Is there any way to work around fine tuning MMS-TTS models?

vineelpratap

Jun 23, 2023

@Matthijs and @sanchit-gandhi are working on this. We hope to have it soon.

cc. @bowenshi

kdcyberdude

Aug 8, 2023

Any updates on this??

allandclive

Aug 11, 2023

Any updates on this??

https://github.com/huggingface/transformers/pull/24085

sanchit-gandhi

Aug 14, 2023

It's ongoing!

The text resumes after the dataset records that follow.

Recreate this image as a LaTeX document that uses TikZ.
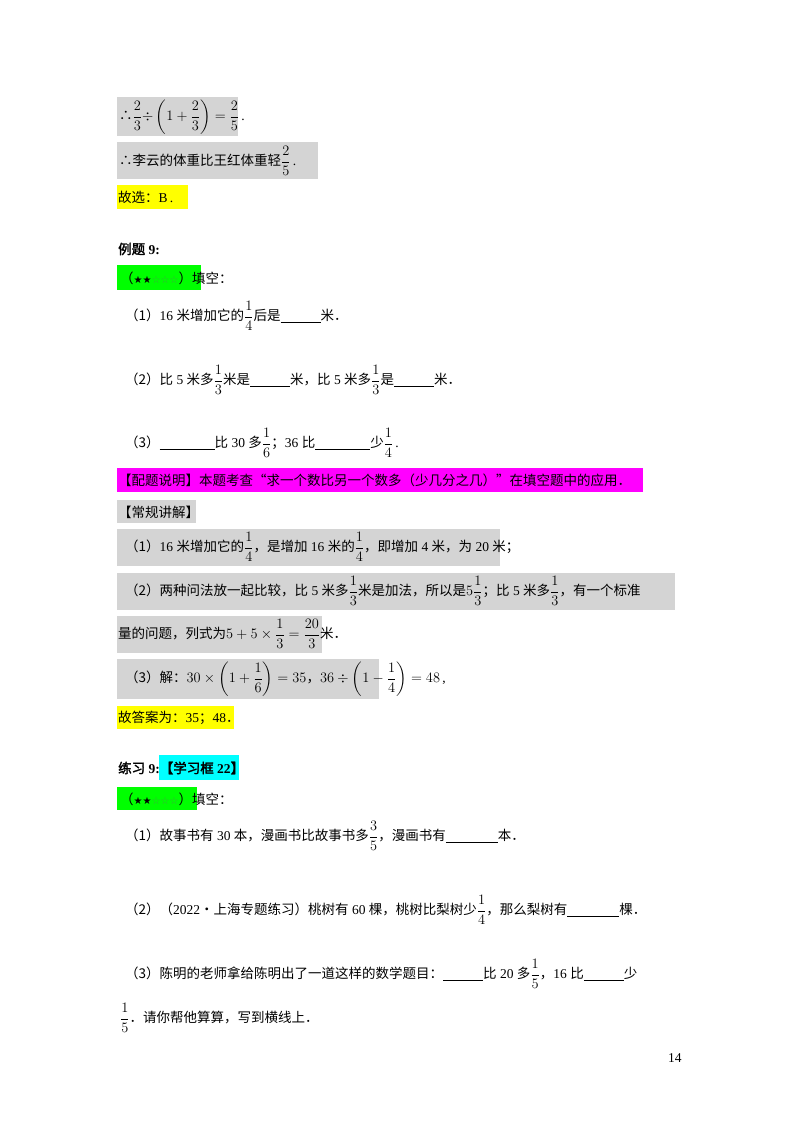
\documentclass[tikz,border=0pt]{standalone}
\usepackage{amsmath}
\usepackage{fontspec}
\setmainfont{Liberation Serif}
\newfontfamily\Z{Noto Sans CJK SC}
\newfontfamily\Zb{Noto Sans CJK SC}[FakeBold=2]
\newfontfamily\sym{DejaVu Sans}
\definecolor{gbox}{RGB}{212,212,212}
\definecolor{ybox}{RGB}{255,255,0}
\definecolor{grn}{RGB}{0,255,0}
\definecolor{mag}{RGB}{255,0,255}
\definecolor{cyn}{RGB}{0,255,255}
\definecolor{hstar}{RGB}{60,170,60}
\newcommand\fr[2]{$\displaystyle\frac{#1}{#2}$}
\newcommand\bl[1]{\rule[-1.5pt]{#1pt}{0.5pt}}
\newcommand\stars{{\Z（}{\sym\fontsize{10}{12}\selectfont ★★\textcolor{hstar}{☆☆☆}}{\Z）}}
\tikzset{t/.style={anchor=west,inner sep=0pt,font=\fontsize{13.5}{16}\selectfont}}
\begin{document}
\begin{tikzpicture}[x=1pt,y=-1pt]
\useasboundingbox[fill=white] (0,0) rectangle (800,1132);
% boxes
\fill[gbox] (117,97) rectangle (238,136);
\fill[gbox] (117,142) rectangle (318,179);
\fill[ybox] (117,185) rectangle (188,209);
\fill[grn] (117,265) rectangle (201,290);
\fill[mag] (117,468) rectangle (643,492);
\fill[gbox] (117,500) rectangle (196,523);
\fill[gbox] (117,529) rectangle (500,566);
\fill[gbox] (117,573) rectangle (675,610);
\fill[gbox] (117,616) rectangle (322,653);
\fill[gbox] (117,659) rectangle (379,699);
\fill[ybox] (117,706) rectangle (234,729);
\fill[cyn] (159,755) rectangle (239,780);
\fill[grn] (117,787) rectangle (197,810);
% texts
\node[t] (a1) at (119,117) {{\Z ∴}\fr{2}{3}$\div\left(1+\dfrac{2}{3}\right)=\dfrac{2}{5}$\,.};
\node[t] (a2) at (119,161) {{\Z ∴李云的体重比王红体重轻}\fr{2}{5}\,.};
\node[t] (a3) at (118,197) {{\Z 故选：}B\,.};
\node[t] (e9) at (118,249) {{\Zb 例题} \textbf{9:}};
\node[t] (s1) at (120,278) {\stars{\Z 填空：}};
\node[t] (q1) at (125,316) {{\Z （1）}16 {\Z 米增加它的}\fr{1}{4}{\Z 后是}\bl{40}{\Z 米．}};
\node[t] (q2) at (125,380) {{\Z （2）比} 5 {\Z 米多}\fr{1}{3}{\Z 米是}\bl{40}{\Z 米，比} 5 {\Z 米多}\fr{1}{3}{\Z 是}\bl{40}{\Z 米．}};
\node[t] (q3) at (125,443) {{\Z （3）}\bl{55}{\Z 比} 30 {\Z 多}\fr{1}{6}{\Z ；}36 {\Z 比}\bl{55}{\Z 少}\fr{1}{4}\,.};
\node[t] (m1) at (118,480) {\Z 【配题说明】本题考查“求一个数比另一个数多（少几分之几）”在填空题中的应用．};
\node[t] (m2) at (118,512) {\Z 【常规讲解】};
\node[t] (r1) at (125,547) {{\Z （1）}16 {\Z 米增加它的}\fr{1}{4}{\Z ，是增加} 16 {\Z 米的}\fr{1}{4}{\Z ，即增加} 4 {\Z 米，为} 20 {\Z 米；}};
\node[t] (r2) at (125,591) {{\Z （2）两种问法放一起比较，比} 5 {\Z 米多}\fr{1}{3}{\Z 米是加法，所以是}$5\dfrac{1}{3}${\Z ；比} 5 {\Z 米多}\fr{1}{3}{\Z ，有一个标准}};
\node[t] (r3) at (118,634) {{\Z 量的问题，列式为}$5+5\times\dfrac{1}{3}=\dfrac{20}{3}${\Z 米．}};
\node[t] (r4) at (125,679) {{\Z （3）解：}$30\times\left(1+\dfrac{1}{6}\right)=35${\Z ，}$36\div\left(1-\dfrac{1}{4}\right)=48$\,,};
\node[t] (r5) at (118,718) {{\Z 故答案为：}35{\Z ；}48{\Z ．}};
\node[t] (p9) at (118,768) {{\Zb 练习} \textbf{9:}{\Zb 【学习框} \textbf{22}{\Zb 】}};
\node[t] (s2) at (120,799) {\stars{\Z 填空：}};
\node[t] (k1) at (125,836) {{\Z （1）故事书有} 30 {\Z 本，漫画书比故事书多}\fr{3}{5}{\Z ，漫画书有}\bl{52}{\Z 本．}};
\node[t] (k2) at (125,910) {{\Z （2）（}2022{\Z •上海专题练习）桃树有} 60 {\Z 棵，桃树比梨树少}\fr{1}{4}{\Z ，那么梨树有}\bl{52}{\Z 棵．}};
\node[t] (k3) at (125,974) {{\Z （3）陈明的老师拿给陈明出了一道这样的数学题目：}\bl{40}{\Z 比} 20 {\Z 多}\fr{1}{5}{\Z ，}16 {\Z 比}\bl{40}{\Z 少}};
\node[t] (k4) at (120,1018) {\fr{1}{5}{\Z ．请你帮他算算，写到横线上．}};
\node[t] (pg) at (668,1058) {14};
\end{tikzpicture}
\end{document}
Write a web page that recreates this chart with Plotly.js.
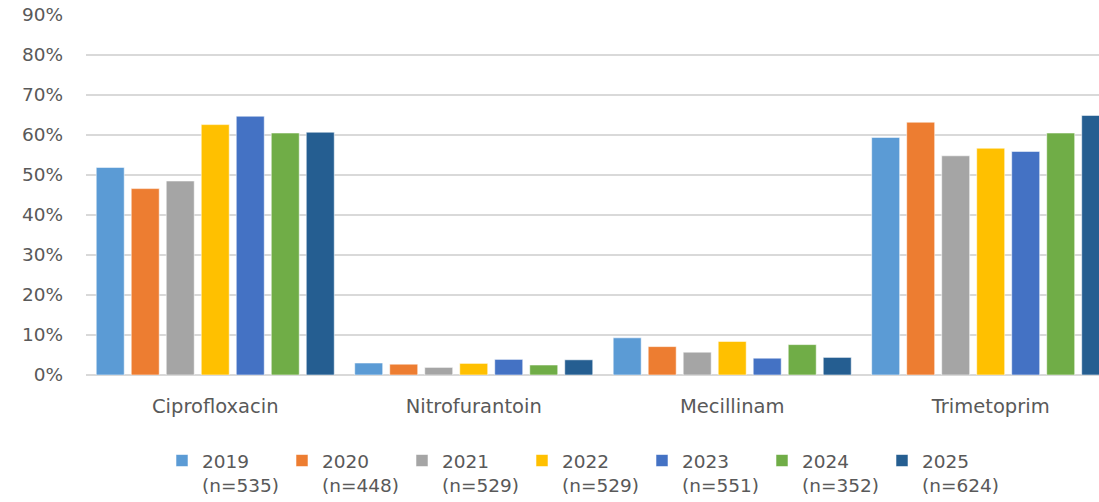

The model addition is the final review stages, then we can work on a fine-tuning script (cc @ylacombe )

arbianqx

Sep 18, 2023

any updates on this? @sanchit-gandhi ?

AyoK

Oct 1, 2023

Following

rileydrizzy

Oct 27, 2023

any updates on this please?

ylacombe

Oct 30, 2023

Hi there, I'm currently working on finetuning VITS and MMS, stay tuned!

arbianqx

Nov 24, 2023

@ylacombe any updates on this?

ylacombe

Nov 24, 2023

Hey @arbianqx , it's still a WIP.

If you are interested, here are the two ongoing PRs on which I'm working on: https://github.com/huggingface/transformers/pull/27340 https://github.com/huggingface/transformers/pull/27244
Note that as long as the PRs are not merged, I can't really give you support on this.

On another note, what languages are you interested in? Finetuning MMS is an interesting task, and I'm trying to understand which languages are the most interesting to work on!

arbianqx

Nov 24, 2023

Hey @ylacombe , thanks for quick reply.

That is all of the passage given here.